The company expects double-digit operating profit growth in this quarter, with a sequential improvement in growth. With the building blocks of sustainable growth firmly in place, the company highlighted that it remains confident of delivering healthy volume-led revenue growth in the current financial year (FY27).
The maker of Saffola and Parachute, in its quarterly update, said that the India business sustained high single-digit underlying volume growth, with a slight sequential improvement during the quarter. Parachute continued to showcase resilience and the strength of its franchise, as the brand took selective pricing actions to pass on value to consumers amid easing copra prices, the company said. The brand recorded low single-digit volume growth after normalising for ml-age reductions.
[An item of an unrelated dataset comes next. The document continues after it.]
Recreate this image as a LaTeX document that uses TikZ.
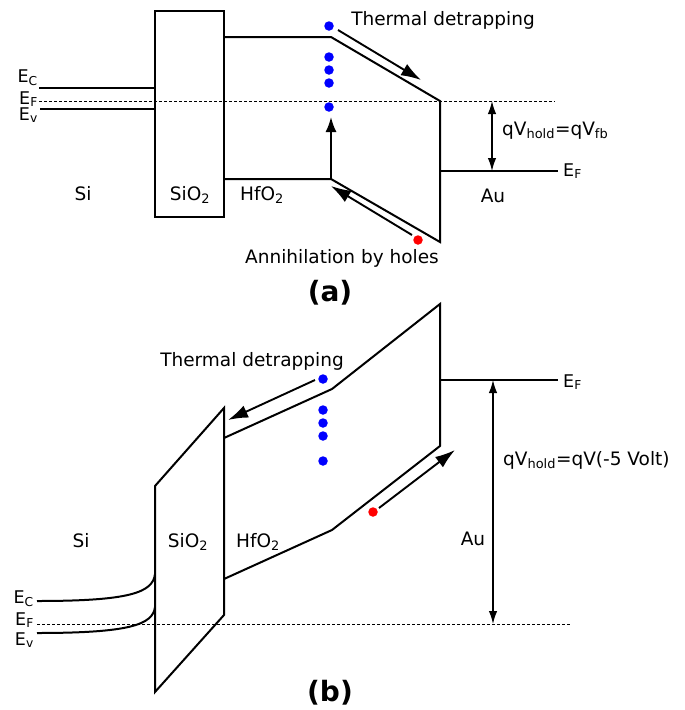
\documentclass[tikz,border=0pt]{standalone}
\usepackage{fontspec}
\setmainfont{DejaVu Sans}
\usetikzlibrary{arrows.meta}
\begin{document}
\begin{tikzpicture}[x=1pt,y=-1pt,
  font=\fontsize{18.5}{22}\selectfont,
  band/.style={line width=2pt, line join=miter},
  fermi/.style={line width=0.8pt, dash pattern=on 3pt off 2pt},
  move/.style={line width=1.9pt, -{Latex[length=20pt,width=13pt]}},
  rise/.style={line width=1.9pt, -{Latex[length=15pt,width=11pt]}},
  gap/.style={line width=1.4pt, {Latex[length=13pt,width=8.5pt]}-{Latex[length=13pt,width=8.5pt]}},
  ele/.style={circle, fill=blue, inner sep=0pt, minimum size=9.5pt},
  hole/.style={circle, fill=red, inner sep=0pt, minimum size=9.5pt},
  lbl/.style={inner sep=0pt},
  elbl/.style={inner sep=0pt, font=\fontsize{17.5}{20}\selectfont},
  big/.style={inner sep=0pt, font=\fontsize{28}{32}\selectfont\bfseries}
]
\useasboundingbox (0,0) rectangle (685,710);

%% ---------------- panel (a) ----------------
% SiO2 box
\draw[band] (155,11) rectangle (224,217);
% Si bands
\coordinate (aEc0) at (39,88);  \coordinate (aEc1) at (155,88);
\coordinate (aEv0) at (40,109); \coordinate (aEv1) at (155,109);
\draw[band] (aEc0) -- (aEc1);
\draw[band] (aEv0) -- (aEv1);
\coordinate (aF0) at (39,101); \coordinate (aF1) at (555,101);
\draw[fermi] (aF0) -- (aF1);
% HfO2 bands
\coordinate (aU0) at (224,37); \coordinate (aU1) at (331,37); \coordinate (aU2) at (440,101);
\coordinate (aL0) at (224,179); \coordinate (aL1) at (331,179); \coordinate (aL2) at (440,242);
\draw[band] (aU0) -- (aU1) -- (aU2) -- (aL2) -- (aL1) -- (aL0);
% Au Fermi
\coordinate (aAu0) at (440,171); \coordinate (aAu1) at (558,171);
\draw[band] (aAu0) -- (aAu1);
\coordinate (aG0) at (492,101); \coordinate (aG1) at (492,171);
\draw[gap] (aG0) -- (aG1);
% carriers
\node[ele] (ae1) at (329,26) {};
\node[ele] (ae2) at (329,57) {};
\node[ele] (ae3) at (329,70) {};
\node[ele] (ae4) at (329,83) {};
\node[ele] (ae5) at (329,107) {};
\node[hole] (ah1) at (418,240) {};
% arrows
\coordinate (aT0) at (338,30); \coordinate (aT1) at (421,80);
\draw[move] (aT0) -- (aT1);
\coordinate (aV1) at (331,117);
\draw[rise] (aL1) -- (aV1);
\coordinate (aH0) at (412,235); \coordinate (aH1) at (331,186);
\draw[move] (aH0) -- (aH1);
% labels
\node[elbl, anchor=base east] (aEcl) at (38,82) {E\textsubscript{C}};
\node[elbl, anchor=base east] (aEfl) at (38,104) {E\textsubscript{F}};
\node[elbl, anchor=base east] (aEvl) at (38,120) {E\textsubscript{v}};
\node[lbl, anchor=base] (aSi) at (83,200) {Si};
\node[lbl, anchor=base] (aSiO) at (190,200) {SiO\textsubscript{2}};
\node[lbl, anchor=base] (aHf) at (262,200) {HfO\textsubscript{2}};
\node[lbl, anchor=base] (aAu) at (493,202) {Au};
\node[elbl, anchor=base west] (aEfAu) at (563,176) {E\textsubscript{F}};
\node[lbl, anchor=base west] (aQ) at (502,135) {qV\textsubscript{hold}=qV\textsubscript{fb}};
\node[lbl, anchor=base] (aTD) at (443,25) {Thermal detrapping};
\node[lbl, anchor=base] (aAn) at (342,263) {Annihilation by holes};
\node[big, anchor=base] (aLab) at (330,301) {(a)};

%% ---------------- panel (b) ----------------
% SiO2 parallelogram
\coordinate (bS1) at (155,486); \coordinate (bS2) at (224,408);
\coordinate (bS3) at (224,615); \coordinate (bS4) at (155,692);
\draw[band] (bS1) -- (bS2) -- (bS3) -- (bS4) -- cycle;
% Si bands (bent)
\coordinate (bEc0) at (37,601); \coordinate (bEc1) at (155,574);
\coordinate (bEv0) at (37,633); \coordinate (bEv1) at (155,607);
\draw[band] (bEc0) .. controls (128,601) and (153,593) .. (bEc1);
\draw[band] (bEv0) .. controls (128,633) and (153,625) .. (bEv1);
\coordinate (bF0) at (37,624); \coordinate (bF1) at (571,624);
\draw[fermi] (bF0) -- (bF1);
% HfO2 bands
\coordinate (bU0) at (224,438); \coordinate (bU1) at (332,389); \coordinate (bU2) at (440,304);
\coordinate (bL0) at (224,579); \coordinate (bL1) at (332,530); \coordinate (bL2) at (440,446);
\draw[band] (bU0) -- (bU1) -- (bU2) -- (bL2) -- (bL1) -- (bL0);
% Au Fermi
\coordinate (bAu0) at (440,380); \coordinate (bAu1) at (558,380);
\draw[band] (bAu0) -- (bAu1);
\coordinate (bG0) at (493,380); \coordinate (bG1) at (493,624);
\draw[gap] (bG0) -- (bG1);
% carriers
\node[ele] (be1) at (323,379) {};
\node[ele] (be2) at (323,410) {};
\node[ele] (be3) at (323,423) {};
\node[ele] (be4) at (323,436) {};
\node[ele] (be5) at (323,461) {};
\node[hole] (bh1) at (373,512) {};
% arrows
\coordinate (bT0) at (315,380); \coordinate (bT1) at (228,420);
\draw[move] (bT0) -- (bT1);
\coordinate (bH0) at (379,508); \coordinate (bH1) at (455,450);
\draw[move] (bH0) -- (bH1);
% labels
\node[elbl, anchor=base east] (bEcl) at (34,603) {E\textsubscript{C}};
\node[elbl, anchor=base east] (bEfl) at (34,625) {E\textsubscript{F}};
\node[elbl, anchor=base east] (bEvl) at (34,645) {E\textsubscript{v}};
\node[lbl, anchor=base] (bSi) at (81,547) {Si};
\node[lbl, anchor=base] (bSiO) at (188,547) {SiO\textsubscript{2}};
\node[lbl, anchor=base] (bHf) at (258,547) {HfO\textsubscript{2}};
\node[lbl, anchor=base] (bAu) at (473,545) {Au};
\node[elbl, anchor=base west] (bEfAu) at (563,387) {E\textsubscript{F}};
\node[lbl, anchor=base west] (bQ) at (503,465) {qV\textsubscript{hold}=qV(-5 Volt)};
\node[lbl, anchor=base] (bTD) at (252,366) {Thermal detrapping};
\node[big, anchor=base] (bLab) at (330,701) {(b)};
\end{tikzpicture}
\end{document}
“We expect the brand to deliver a gradual pickup in volume growth over the course of FY27,” the company pointed out. Saffola Oils recorded high single-digit revenue growth, driven by improving volume traction. value added hair oils (Vaho) registered another healthy quarter with growth in the twenties.
“Having touched the twenties growth mark in this year, we remain confident of delivering double-digit growth in FY27 and over the medium term, supported by our strategic focus on the mid and premium segments of the portfolio, enhanced direct reach through project Setu, differentiated innovation pipeline and improved affordability due to the GST rate rationalisation,” the company pointed out.
The International business maintained its momentum, with constant currency growth in the high teens. “Each market contributed positively, apart from the Gulf region, which was impacted by ongoing geopolitical headwinds in March,” the company said.
Among key inputs, copra prices corrected around 35 per cent from its peak and is expected to be rangebound in the coming months. While vegetable oils and crude-sensitive materials exhibit a pronounced upward bias, the company will continue to judiciously exercise the pricing power of its franchises to alleviate the impact of the same, while maintaining assured availability of crude-linked inputs.
“We expect a sequential improvement in gross margin, driven by easing copra prices. Brand building investments were sustained to strengthen the longterm equity of our franchises and accelerate portfolio diversification,” the company noted.
The sector witnessed stable demand sentiment during the quarter. The company stated that it remains hopeful of a gradual improvement in consumption trends in the quarters ahead, while the macroeconomic impact of the evolving geopolitical situation in the Middle East is a key monitorable.